● **The request**
No images are to be carried over; print all other material exactly as it stands.
─── Recorded data ───
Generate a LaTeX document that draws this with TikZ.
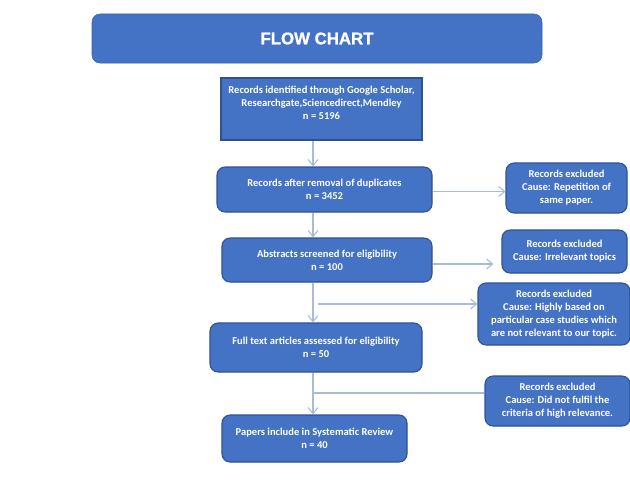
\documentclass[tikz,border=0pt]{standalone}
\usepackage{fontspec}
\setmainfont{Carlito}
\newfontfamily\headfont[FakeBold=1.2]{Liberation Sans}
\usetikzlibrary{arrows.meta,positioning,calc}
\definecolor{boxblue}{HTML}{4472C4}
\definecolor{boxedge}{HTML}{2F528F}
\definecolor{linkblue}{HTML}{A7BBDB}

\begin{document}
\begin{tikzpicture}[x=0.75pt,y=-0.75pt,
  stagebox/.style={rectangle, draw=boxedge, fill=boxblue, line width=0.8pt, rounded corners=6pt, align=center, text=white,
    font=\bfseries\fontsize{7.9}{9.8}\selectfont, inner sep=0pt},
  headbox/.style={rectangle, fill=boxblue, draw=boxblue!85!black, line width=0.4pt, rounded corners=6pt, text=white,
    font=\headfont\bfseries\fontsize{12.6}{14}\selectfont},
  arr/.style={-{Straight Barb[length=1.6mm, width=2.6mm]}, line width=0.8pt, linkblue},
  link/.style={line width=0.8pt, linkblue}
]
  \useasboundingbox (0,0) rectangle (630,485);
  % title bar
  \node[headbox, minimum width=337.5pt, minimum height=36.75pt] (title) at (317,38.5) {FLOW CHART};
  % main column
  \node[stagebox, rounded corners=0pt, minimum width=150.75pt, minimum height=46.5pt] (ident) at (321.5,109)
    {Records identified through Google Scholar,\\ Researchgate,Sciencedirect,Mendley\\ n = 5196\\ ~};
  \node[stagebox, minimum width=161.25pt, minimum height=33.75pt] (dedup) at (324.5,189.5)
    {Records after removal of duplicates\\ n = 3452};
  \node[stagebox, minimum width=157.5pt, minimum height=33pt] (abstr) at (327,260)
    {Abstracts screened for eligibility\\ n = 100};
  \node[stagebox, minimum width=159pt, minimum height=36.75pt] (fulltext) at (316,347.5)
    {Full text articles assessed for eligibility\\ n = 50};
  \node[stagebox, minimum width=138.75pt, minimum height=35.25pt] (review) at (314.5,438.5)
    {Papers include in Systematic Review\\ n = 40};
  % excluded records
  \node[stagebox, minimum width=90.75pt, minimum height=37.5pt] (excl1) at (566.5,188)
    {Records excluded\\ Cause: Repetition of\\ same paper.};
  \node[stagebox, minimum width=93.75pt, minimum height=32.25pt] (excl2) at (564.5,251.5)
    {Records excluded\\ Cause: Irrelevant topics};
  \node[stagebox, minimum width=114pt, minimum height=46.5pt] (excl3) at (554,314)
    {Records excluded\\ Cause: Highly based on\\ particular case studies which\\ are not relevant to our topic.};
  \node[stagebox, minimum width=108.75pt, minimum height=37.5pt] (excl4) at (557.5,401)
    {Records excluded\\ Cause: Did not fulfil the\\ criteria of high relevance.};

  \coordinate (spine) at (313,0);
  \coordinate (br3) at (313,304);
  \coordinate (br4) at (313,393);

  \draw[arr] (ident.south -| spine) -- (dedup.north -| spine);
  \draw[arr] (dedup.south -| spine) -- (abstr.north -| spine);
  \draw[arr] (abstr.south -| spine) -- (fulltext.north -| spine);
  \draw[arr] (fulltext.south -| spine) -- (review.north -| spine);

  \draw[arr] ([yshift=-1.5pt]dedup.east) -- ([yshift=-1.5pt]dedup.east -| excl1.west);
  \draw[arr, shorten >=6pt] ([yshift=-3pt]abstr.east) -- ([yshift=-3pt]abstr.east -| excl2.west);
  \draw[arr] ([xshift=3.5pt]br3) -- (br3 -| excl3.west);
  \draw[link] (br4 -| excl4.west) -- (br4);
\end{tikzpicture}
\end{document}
───
● **Solution for this task**
Generate a LaTeX document that draws this with TikZ.
\documentclass[tikz,border=0pt]{standalone}
\usepackage{fontspec}
\setmainfont{Carlito}
\newfontfamily\headfont[FakeBold=1.2]{Liberation Sans}
\usetikzlibrary{arrows.meta,positioning,calc}
\definecolor{boxblue}{HTML}{4472C4}
\definecolor{boxedge}{HTML}{2F528F}
\definecolor{linkblue}{HTML}{A7BBDB}

\begin{document}
\begin{tikzpicture}[x=0.75pt,y=-0.75pt,
  stagebox/.style={rectangle, draw=boxedge, fill=boxblue, line width=0.8pt, rounded corners=6pt, align=center, text=white,
    font=\bfseries\fontsize{7.9}{9.8}\selectfont, inner sep=0pt},
  headbox/.style={rectangle, fill=boxblue, draw=boxblue!85!black, line width=0.4pt, rounded corners=6pt, text=white,
    font=\headfont\bfseries\fontsize{12.6}{14}\selectfont},
  arr/.style={-{Straight Barb[length=1.6mm, width=2.6mm]}, line width=0.8pt, linkblue},
  link/.style={line width=0.8pt, linkblue}
]
  \useasboundingbox (0,0) rectangle (630,485);
  % title bar
  \node[headbox, minimum width=337.5pt, minimum height=36.75pt] (title) at (317,38.5) {FLOW CHART};
  % main column
  \node[stagebox, rounded corners=0pt, minimum width=150.75pt, minimum height=46.5pt] (ident) at (321.5,109)
    {Records identified through Google Scholar,\\ Researchgate,Sciencedirect,Mendley\\ n = 5196\\ ~};
  \node[stagebox, minimum width=161.25pt, minimum height=33.75pt] (dedup) at (324.5,189.5)
    {Records after removal of duplicates\\ n = 3452};
  \node[stagebox, minimum width=157.5pt, minimum height=33pt] (abstr) at (327,260)
    {Abstracts screened for eligibility\\ n = 100};
  \node[stagebox, minimum width=159pt, minimum height=36.75pt] (fulltext) at (316,347.5)
    {Full text articles assessed for eligibility\\ n = 50};
  \node[stagebox, minimum width=138.75pt, minimum height=35.25pt] (review) at (314.5,438.5)
    {Papers include in Systematic Review\\ n = 40};
  % excluded records
  \node[stagebox, minimum width=90.75pt, minimum height=37.5pt] (excl1) at (566.5,188)
    {Records excluded\\ Cause: Repetition of\\ same paper.};
  \node[stagebox, minimum width=93.75pt, minimum height=32.25pt] (excl2) at (564.5,251.5)
    {Records excluded\\ Cause: Irrelevant topics};
  \node[stagebox, minimum width=114pt, minimum height=46.5pt] (excl3) at (554,314)
    {Records excluded\\ Cause: Highly based on\\ particular case studies which\\ are not relevant to our topic.};
  \node[stagebox, minimum width=108.75pt, minimum height=37.5pt] (excl4) at (557.5,401)
    {Records excluded\\ Cause: Did not fulfil the\\ criteria of high relevance.};

  \coordinate (spine) at (313,0);
  \coordinate (br3) at (313,304);
  \coordinate (br4) at (313,393);

  \draw[arr] (ident.south -| spine) -- (dedup.north -| spine);
  \draw[arr] (dedup.south -| spine) -- (abstr.north -| spine);
  \draw[arr] (abstr.south -| spine) -- (fulltext.north -| spine);
  \draw[arr] (fulltext.south -| spine) -- (review.north -| spine);

  \draw[arr] ([yshift=-1.5pt]dedup.east) -- ([yshift=-1.5pt]dedup.east -| excl1.west);
  \draw[arr, shorten >=6pt] ([yshift=-3pt]abstr.east) -- ([yshift=-3pt]abstr.east -| excl2.west);
  \draw[arr] ([xshift=3.5pt]br3) -- (br3 -| excl3.west);
  \draw[link] (br4 -| excl4.west) -- (br4);
\end{tikzpicture}
\end{document}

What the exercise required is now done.